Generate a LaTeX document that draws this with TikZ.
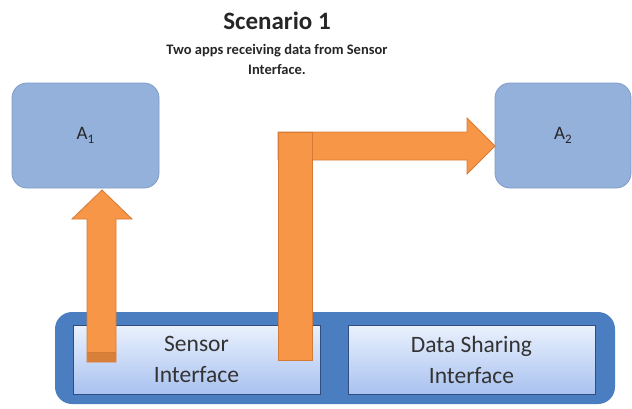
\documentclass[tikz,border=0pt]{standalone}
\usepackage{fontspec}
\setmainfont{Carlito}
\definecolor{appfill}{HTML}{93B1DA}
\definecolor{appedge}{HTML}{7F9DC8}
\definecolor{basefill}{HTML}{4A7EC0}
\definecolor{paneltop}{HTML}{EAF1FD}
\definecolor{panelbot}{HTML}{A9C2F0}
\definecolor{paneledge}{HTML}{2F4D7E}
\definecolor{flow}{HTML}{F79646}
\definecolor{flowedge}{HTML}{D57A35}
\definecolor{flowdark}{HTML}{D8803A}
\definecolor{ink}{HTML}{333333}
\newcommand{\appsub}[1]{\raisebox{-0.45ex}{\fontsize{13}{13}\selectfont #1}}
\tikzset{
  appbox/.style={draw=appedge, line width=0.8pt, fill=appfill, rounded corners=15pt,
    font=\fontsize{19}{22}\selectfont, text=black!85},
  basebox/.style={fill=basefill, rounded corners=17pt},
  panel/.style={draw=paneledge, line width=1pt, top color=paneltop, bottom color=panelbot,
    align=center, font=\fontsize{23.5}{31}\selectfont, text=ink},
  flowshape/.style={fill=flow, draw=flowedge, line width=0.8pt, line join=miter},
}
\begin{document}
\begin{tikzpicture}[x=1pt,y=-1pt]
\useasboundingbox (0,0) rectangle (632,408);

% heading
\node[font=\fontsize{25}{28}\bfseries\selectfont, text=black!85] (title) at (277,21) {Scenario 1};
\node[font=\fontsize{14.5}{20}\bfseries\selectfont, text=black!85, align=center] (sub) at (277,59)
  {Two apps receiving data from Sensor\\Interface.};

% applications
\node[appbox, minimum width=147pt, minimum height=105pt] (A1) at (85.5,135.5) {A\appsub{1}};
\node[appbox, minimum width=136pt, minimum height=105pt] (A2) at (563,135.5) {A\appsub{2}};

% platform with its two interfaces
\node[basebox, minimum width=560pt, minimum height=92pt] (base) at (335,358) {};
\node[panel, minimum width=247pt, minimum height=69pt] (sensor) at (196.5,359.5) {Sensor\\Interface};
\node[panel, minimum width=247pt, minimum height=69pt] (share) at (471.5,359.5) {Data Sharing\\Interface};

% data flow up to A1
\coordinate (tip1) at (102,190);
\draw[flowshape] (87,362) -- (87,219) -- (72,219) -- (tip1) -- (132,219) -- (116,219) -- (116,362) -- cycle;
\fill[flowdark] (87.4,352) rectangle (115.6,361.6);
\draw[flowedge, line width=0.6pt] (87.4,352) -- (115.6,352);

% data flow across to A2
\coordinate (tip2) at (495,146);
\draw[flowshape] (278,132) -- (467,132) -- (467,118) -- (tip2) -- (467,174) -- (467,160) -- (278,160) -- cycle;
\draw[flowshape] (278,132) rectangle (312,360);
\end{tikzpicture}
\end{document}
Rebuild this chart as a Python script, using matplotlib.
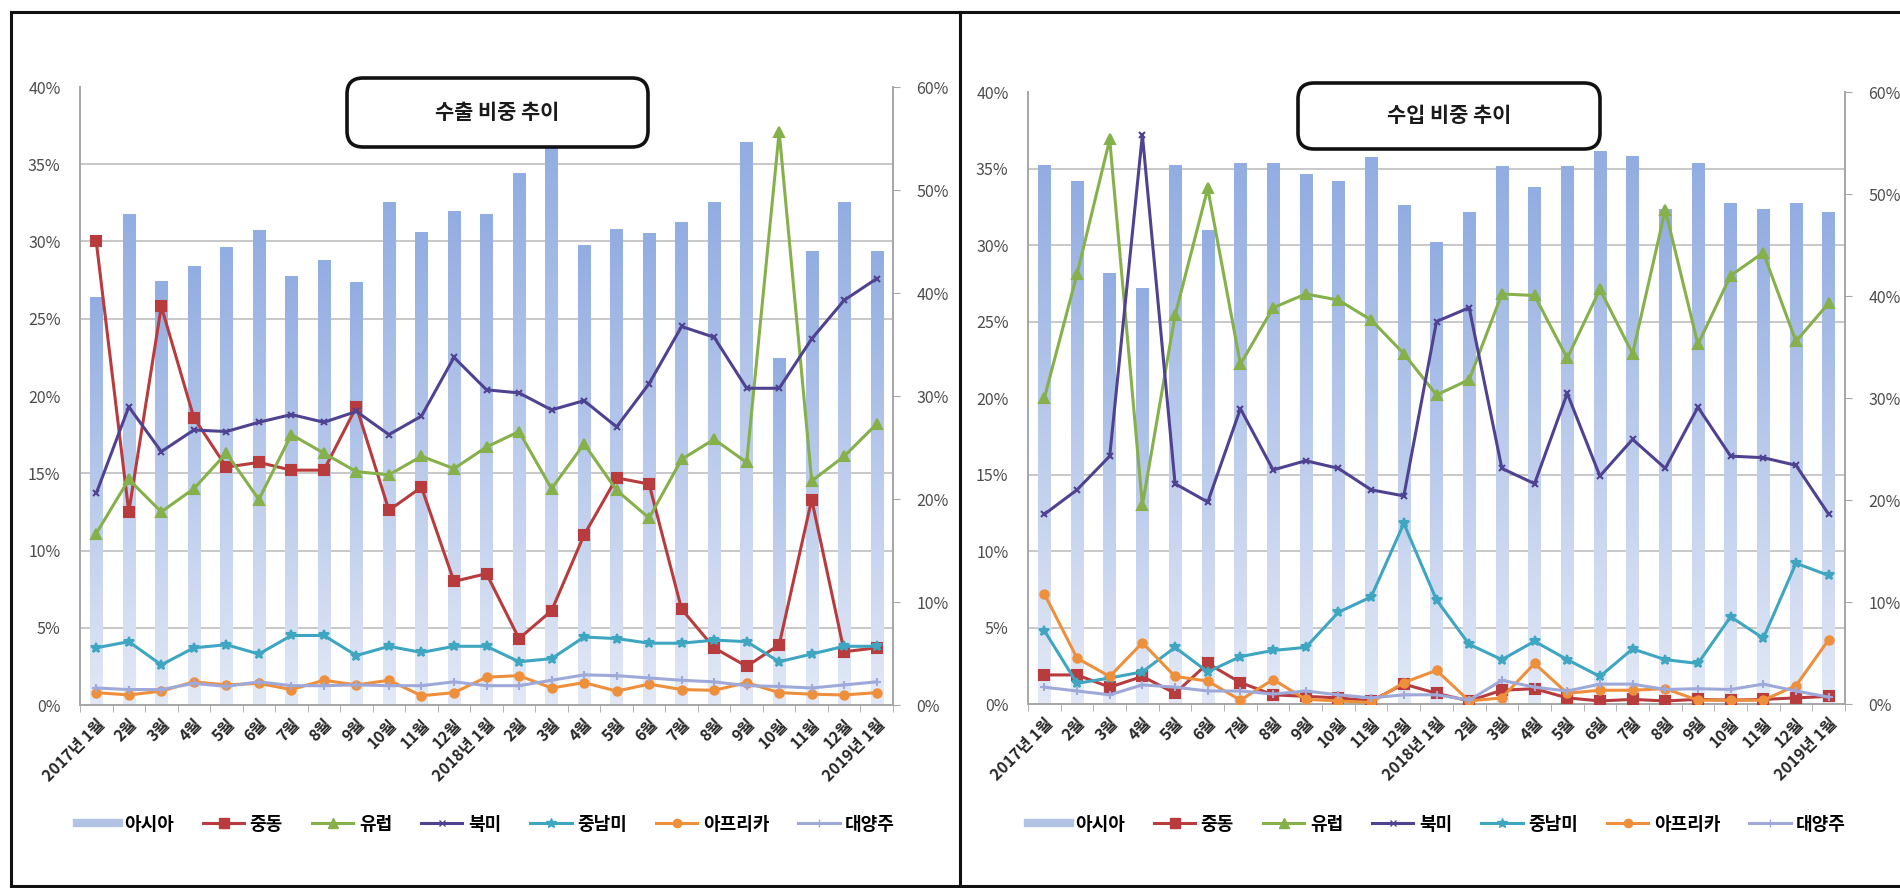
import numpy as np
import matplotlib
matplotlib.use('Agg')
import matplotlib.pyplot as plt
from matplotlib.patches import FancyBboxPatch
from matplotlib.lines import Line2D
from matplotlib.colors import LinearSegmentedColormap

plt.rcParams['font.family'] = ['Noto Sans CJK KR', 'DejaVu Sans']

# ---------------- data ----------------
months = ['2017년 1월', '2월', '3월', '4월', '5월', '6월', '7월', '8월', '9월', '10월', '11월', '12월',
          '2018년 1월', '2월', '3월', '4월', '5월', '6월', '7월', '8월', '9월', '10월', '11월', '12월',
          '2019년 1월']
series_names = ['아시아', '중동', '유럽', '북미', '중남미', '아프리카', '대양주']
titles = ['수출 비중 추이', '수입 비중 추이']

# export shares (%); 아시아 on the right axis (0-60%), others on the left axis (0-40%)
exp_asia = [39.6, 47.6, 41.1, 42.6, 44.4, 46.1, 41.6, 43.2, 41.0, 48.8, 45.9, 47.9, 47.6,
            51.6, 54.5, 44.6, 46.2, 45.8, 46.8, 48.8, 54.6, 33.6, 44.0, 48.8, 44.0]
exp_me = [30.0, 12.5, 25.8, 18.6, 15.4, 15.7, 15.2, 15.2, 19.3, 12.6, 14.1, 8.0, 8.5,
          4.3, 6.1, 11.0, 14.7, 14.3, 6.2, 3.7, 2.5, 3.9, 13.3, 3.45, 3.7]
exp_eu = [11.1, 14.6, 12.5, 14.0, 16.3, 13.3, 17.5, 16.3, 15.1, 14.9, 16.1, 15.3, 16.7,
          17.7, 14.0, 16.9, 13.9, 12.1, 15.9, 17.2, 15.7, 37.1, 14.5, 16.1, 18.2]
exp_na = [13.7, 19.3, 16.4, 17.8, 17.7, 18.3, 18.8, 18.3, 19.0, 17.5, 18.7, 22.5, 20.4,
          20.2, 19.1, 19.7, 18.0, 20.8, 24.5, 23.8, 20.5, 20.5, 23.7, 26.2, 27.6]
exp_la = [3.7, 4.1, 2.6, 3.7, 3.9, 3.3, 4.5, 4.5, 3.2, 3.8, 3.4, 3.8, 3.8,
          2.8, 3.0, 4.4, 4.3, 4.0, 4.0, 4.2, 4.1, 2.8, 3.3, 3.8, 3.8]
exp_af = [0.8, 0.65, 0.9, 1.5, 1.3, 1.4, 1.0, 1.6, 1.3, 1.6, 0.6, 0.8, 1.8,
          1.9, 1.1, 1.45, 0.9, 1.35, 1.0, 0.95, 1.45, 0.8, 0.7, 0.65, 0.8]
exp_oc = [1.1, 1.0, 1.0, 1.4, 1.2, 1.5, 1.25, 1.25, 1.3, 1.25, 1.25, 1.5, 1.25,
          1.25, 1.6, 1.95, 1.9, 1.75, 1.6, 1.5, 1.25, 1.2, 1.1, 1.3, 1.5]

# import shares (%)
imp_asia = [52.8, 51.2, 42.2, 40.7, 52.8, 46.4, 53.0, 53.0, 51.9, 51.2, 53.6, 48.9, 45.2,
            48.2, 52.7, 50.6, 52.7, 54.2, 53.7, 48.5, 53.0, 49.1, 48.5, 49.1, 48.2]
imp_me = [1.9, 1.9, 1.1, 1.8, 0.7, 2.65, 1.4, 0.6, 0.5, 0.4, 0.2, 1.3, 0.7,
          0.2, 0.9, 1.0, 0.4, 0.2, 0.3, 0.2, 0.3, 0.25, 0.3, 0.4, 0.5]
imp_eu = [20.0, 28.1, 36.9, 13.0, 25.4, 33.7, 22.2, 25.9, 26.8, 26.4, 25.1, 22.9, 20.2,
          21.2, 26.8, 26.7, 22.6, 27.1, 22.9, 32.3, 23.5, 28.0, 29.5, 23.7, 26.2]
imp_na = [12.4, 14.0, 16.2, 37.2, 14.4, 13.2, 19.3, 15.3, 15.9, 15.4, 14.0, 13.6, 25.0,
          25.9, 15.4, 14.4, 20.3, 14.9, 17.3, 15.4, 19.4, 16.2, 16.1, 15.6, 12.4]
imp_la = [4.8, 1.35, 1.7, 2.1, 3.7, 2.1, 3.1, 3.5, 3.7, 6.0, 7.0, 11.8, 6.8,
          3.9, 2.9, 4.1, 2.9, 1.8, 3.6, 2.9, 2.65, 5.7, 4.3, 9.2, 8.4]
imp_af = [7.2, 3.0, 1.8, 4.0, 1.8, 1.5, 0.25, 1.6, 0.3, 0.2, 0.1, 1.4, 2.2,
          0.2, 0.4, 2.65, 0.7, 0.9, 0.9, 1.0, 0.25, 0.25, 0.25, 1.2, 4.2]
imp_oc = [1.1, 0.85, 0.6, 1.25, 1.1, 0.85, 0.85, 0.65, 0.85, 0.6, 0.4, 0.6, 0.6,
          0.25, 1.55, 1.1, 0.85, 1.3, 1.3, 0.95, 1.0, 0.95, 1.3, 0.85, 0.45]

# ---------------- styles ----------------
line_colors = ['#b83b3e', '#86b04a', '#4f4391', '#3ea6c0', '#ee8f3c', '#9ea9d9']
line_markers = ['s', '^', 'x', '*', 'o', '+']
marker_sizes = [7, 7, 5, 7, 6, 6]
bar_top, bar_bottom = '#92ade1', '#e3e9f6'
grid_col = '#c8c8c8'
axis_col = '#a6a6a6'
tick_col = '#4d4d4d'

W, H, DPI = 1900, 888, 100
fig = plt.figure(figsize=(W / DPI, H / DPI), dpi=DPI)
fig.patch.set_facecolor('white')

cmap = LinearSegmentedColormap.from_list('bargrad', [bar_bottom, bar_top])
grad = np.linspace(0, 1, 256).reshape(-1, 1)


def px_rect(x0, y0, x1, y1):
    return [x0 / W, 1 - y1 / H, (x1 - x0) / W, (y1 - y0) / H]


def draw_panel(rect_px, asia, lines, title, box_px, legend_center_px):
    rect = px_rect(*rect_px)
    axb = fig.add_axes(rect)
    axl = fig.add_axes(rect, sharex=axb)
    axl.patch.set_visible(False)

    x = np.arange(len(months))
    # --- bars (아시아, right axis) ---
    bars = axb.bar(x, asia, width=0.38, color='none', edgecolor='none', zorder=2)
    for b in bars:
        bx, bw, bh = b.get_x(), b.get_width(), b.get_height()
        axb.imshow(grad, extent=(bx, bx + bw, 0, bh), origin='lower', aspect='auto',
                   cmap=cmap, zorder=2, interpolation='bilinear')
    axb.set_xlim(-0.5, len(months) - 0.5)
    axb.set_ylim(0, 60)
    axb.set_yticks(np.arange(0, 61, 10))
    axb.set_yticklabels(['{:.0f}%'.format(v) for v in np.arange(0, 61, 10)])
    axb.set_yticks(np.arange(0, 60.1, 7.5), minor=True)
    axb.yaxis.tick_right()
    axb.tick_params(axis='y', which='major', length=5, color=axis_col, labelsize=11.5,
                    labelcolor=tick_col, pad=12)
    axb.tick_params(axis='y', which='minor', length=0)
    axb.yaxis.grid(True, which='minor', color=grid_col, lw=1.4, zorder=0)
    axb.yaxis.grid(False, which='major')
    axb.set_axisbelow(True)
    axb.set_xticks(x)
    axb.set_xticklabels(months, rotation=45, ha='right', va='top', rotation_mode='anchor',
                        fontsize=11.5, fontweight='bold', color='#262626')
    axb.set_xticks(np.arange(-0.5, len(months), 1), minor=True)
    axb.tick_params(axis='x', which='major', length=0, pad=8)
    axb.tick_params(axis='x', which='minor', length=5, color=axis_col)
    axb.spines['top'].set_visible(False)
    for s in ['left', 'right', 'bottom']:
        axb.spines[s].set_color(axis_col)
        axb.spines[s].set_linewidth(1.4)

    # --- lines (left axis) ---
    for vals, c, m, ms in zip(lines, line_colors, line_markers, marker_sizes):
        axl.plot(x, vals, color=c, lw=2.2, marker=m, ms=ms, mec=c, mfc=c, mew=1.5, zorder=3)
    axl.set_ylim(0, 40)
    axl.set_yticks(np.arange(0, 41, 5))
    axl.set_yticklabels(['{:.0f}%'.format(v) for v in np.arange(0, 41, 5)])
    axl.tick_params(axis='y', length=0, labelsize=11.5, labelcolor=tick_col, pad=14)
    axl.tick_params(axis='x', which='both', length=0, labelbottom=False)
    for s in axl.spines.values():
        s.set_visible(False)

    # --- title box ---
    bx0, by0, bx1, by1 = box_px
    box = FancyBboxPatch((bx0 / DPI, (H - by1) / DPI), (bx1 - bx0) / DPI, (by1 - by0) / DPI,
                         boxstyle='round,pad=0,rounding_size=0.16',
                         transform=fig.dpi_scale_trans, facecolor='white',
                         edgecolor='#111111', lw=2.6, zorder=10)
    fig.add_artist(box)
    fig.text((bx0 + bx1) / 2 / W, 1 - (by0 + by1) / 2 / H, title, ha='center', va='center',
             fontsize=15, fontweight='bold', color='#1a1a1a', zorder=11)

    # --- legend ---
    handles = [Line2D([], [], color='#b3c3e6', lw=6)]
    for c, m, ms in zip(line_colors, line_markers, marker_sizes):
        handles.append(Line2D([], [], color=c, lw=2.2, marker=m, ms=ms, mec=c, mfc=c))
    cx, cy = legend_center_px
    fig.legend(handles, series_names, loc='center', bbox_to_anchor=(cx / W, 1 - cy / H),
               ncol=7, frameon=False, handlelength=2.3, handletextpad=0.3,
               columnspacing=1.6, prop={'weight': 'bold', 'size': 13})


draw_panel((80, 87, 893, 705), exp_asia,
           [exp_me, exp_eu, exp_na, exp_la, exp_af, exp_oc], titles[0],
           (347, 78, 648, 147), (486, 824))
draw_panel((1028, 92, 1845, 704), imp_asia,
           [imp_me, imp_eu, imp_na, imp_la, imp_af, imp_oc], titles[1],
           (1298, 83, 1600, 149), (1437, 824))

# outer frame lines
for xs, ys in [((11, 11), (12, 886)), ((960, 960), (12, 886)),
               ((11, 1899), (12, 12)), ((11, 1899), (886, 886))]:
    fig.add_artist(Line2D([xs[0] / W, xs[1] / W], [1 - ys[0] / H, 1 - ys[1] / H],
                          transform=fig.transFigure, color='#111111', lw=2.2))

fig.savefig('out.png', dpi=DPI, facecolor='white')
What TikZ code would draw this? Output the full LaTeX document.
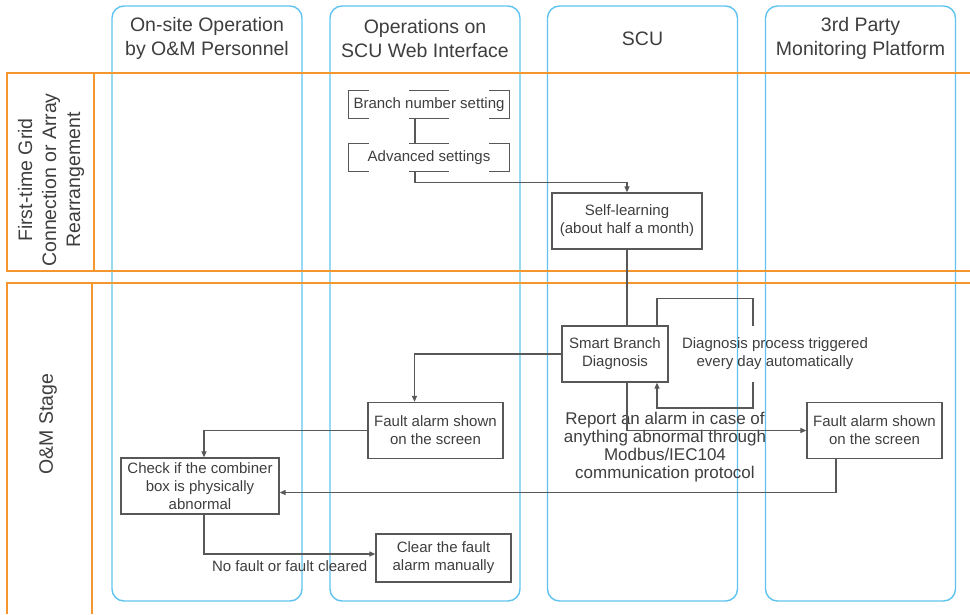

_TASK TO CARRY OUT_: Extract, from the listing above, every line where the string "with" occurs.

_SOLUTION FOR THIS TASK_:
Generate a LaTeX document that draws this with TikZ.
% platform with its two interfaces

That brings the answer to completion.